Every individual person has their own unique wiring and capacitates related to the manner and speed at which they perceive and process all of the signals in a given day. One person can be ready to keep the party going and another person can be looking for a nearby offramp to some quiet solitude. It’s all quite normal and variation should be expected if not celebrated.
In the end, we all have differences in our antenna sensitivity, tolerances, as well as processing and recovery practices. My hypothesis is that highly perceptive people expend large amounts of their reserve energies on filtering signals and formulation of responses. These are likely your insightful friends who may be better at listening than entertaining one-liner jokes but also compliment others you know who have a gift for simplification and spontaneity.
Sometimes we think we need to insist on and drive everyone to be the same but there is value in embracing the diversity. So slow down the tendency for comparison for sameness and explore the possibilities of deep insights while taking care to reenergize along the way.
The Speed of Pigeon
I was watching a move over the weekend that was set in New York City in 1924. The difference in the 100 years between then and now was fascinating and notable. Our contemporary reality is overstuffed with information with most of it designed to be full of attention grabbing noise. It’s not a shocker that so many of us suffer from various forms of cognitive and emotional fatigue in our day to day.
One key observation: We have lost the context and luxury of “slow”. In 1924 key information related to major world and local sporting, news, and political events were transmitted via carrier pigeons to send very short updates from remote places back to a point of collection where the information was then relayed to the visor wearing telegraph guy. Yes, that guy who makes that tap, tap, tap sound to send morse code over physical wires. Sent messages were short, concise, dense, and world perception forming despite the smallness of the information package.

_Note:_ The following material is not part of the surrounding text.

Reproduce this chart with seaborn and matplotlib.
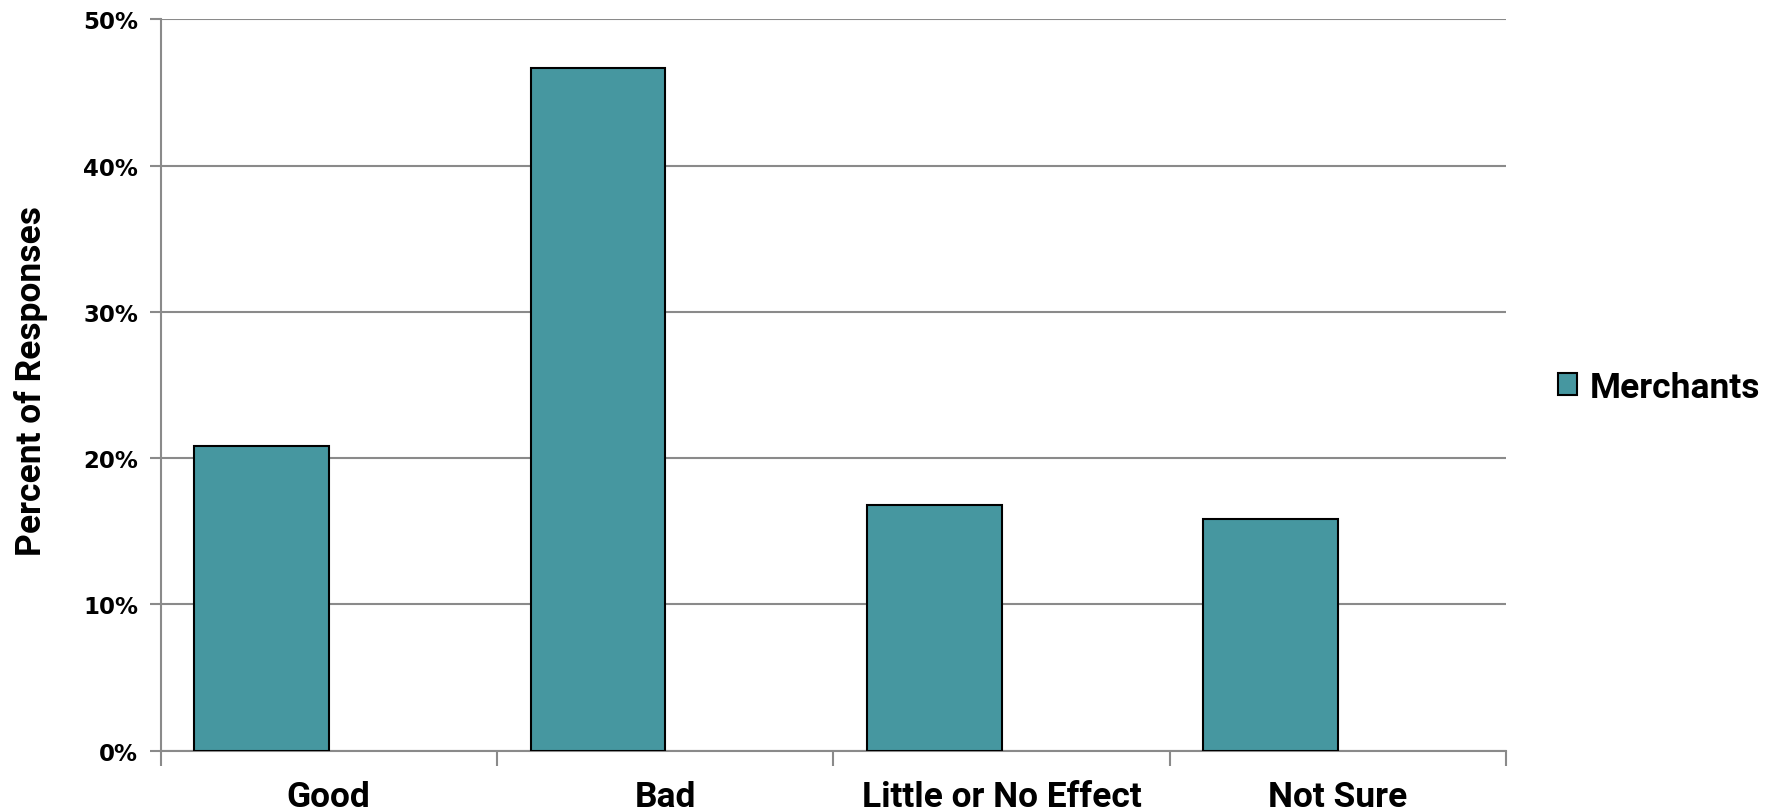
import matplotlib
matplotlib.use("Agg")
import matplotlib.pyplot as plt
import seaborn as sns
import pandas as pd
import numpy as np
from matplotlib.patches import Patch
from matplotlib.ticker import PercentFormatter

# Survey responses (percent of merchants)
categories = ["Good", "Bad", "Little or No Effect", "Not Sure"]
merchants = [20.8, 46.7, 16.8, 15.8]
y_ticks = [0, 10, 20, 30, 40, 50]
series_name = "Merchants"

bar_color = "#4697a0"
grid_color = "#8a8a8a"
label_font = ["Roboto", "Liberation Sans", "DejaVu Sans"]
label_size = 25.5

sns.set_theme(style="white")
plt.rcParams["font.family"] = ["DejaVu Sans"]
plt.rcParams["text.color"] = "black"
plt.rcParams["xtick.labelcolor"] = "black"
plt.rcParams["ytick.labelcolor"] = "black"

fig = plt.figure(figsize=(17.72, 8.12), dpi=100)
ax = fig.add_axes([0.0906, 0.0745, 0.7594, 0.9005])

df = pd.DataFrame({"category": categories, "value": merchants})
sns.barplot(data=df, x="category", y="value", order=categories,
            color=bar_color, saturation=1, width=0.4,
            edgecolor="black", linewidth=1.5, ax=ax, zorder=3)

# Each bar sits in the left half of its category slot; labels go at slot centres
pos = np.arange(len(categories))
ax.set_xlim(-0.3, len(categories) - 0.3)
ax.set_xticks(pos + 0.2)
ax.set_xticklabels(categories, fontsize=label_size, fontweight="bold", family=label_font,
                   color="black")
ax.set_xticks(np.arange(len(categories) + 1) - 0.3, minor=True)
ax.tick_params(axis="x", which="major", length=0, pad=21.5)
ax.tick_params(axis="x", which="minor", length=11, width=1.5, color=grid_color,
               direction="out", bottom=True)

ax.set_ylim(0, 50)
ax.set_yticks(y_ticks)
ax.yaxis.set_major_formatter(PercentFormatter(decimals=0))
ax.tick_params(axis="y", which="major", length=8, width=1.5, color=grid_color,
               direction="out", left=True, pad=8, labelsize=16.5, labelcolor="black")
for lbl in ax.get_yticklabels():
    lbl.set_fontweight("bold")

ax.yaxis.grid(True, color=grid_color, linewidth=1.5, zorder=0)
ax.set_axisbelow(True)
for side in ["top", "right"]:
    ax.spines[side].set_visible(False)
for side in ["left", "bottom"]:
    ax.spines[side].set_color(grid_color)
    ax.spines[side].set_linewidth(1.5)

ax.set_xlabel("")
ax.set_ylabel("")
fig.text(0.0175, 0.531, "Percent of Responses", rotation=90, va="center", ha="center",
         fontsize=label_size, fontweight="bold", family=label_font, color="black")

handle = Patch(facecolor=bar_color, edgecolor="black", linewidth=1.5)
fig.legend([handle], [series_name], loc="center left", bbox_to_anchor=(0.879, 0.522),
           frameon=False, borderpad=0, borderaxespad=0,
           handlelength=0.55, handleheight=0.55, handletextpad=0.35,
           labelcolor="black",
           prop={"family": label_font, "weight": "bold", "size": label_size})

fig.savefig("out.png", dpi=100)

Those small constraints of the information container and slow transmission practices allowed time for simply processing and gaining some sort of orientation to the subject at hand. Most of all, the entire process only allowed for the important and substantive content. Nobody was trying to sell you a lawnmower alongside the primary information. Imagine that!
To help us slow things down and improve communication in today’s thrashing sea of information, unlimited flavors of perspectives opinion, and targeted marketing, here are three core concepts that might help us when used as a guide when communicating.

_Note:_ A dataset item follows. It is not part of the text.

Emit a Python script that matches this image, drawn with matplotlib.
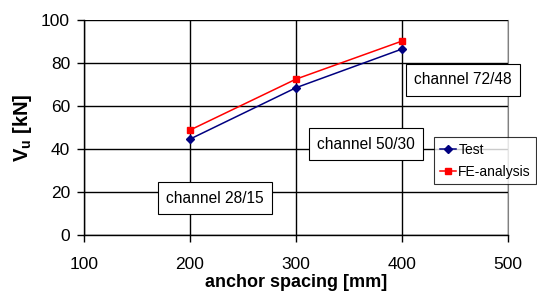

Simplicity - Use a format that takes up the least amount of space and captures the most meaning possible. As if you could boil it down into three or four panels of a cartoon strip.
Depth - Even if simple and brief, a complexity of emotions, characters, and themes can be folded into the narrative.
Consistency - Showing up the same way, leveraging pattern recognition over time creates a foundational shorthand for context and creating a trusted connection through building familiarity and predictability.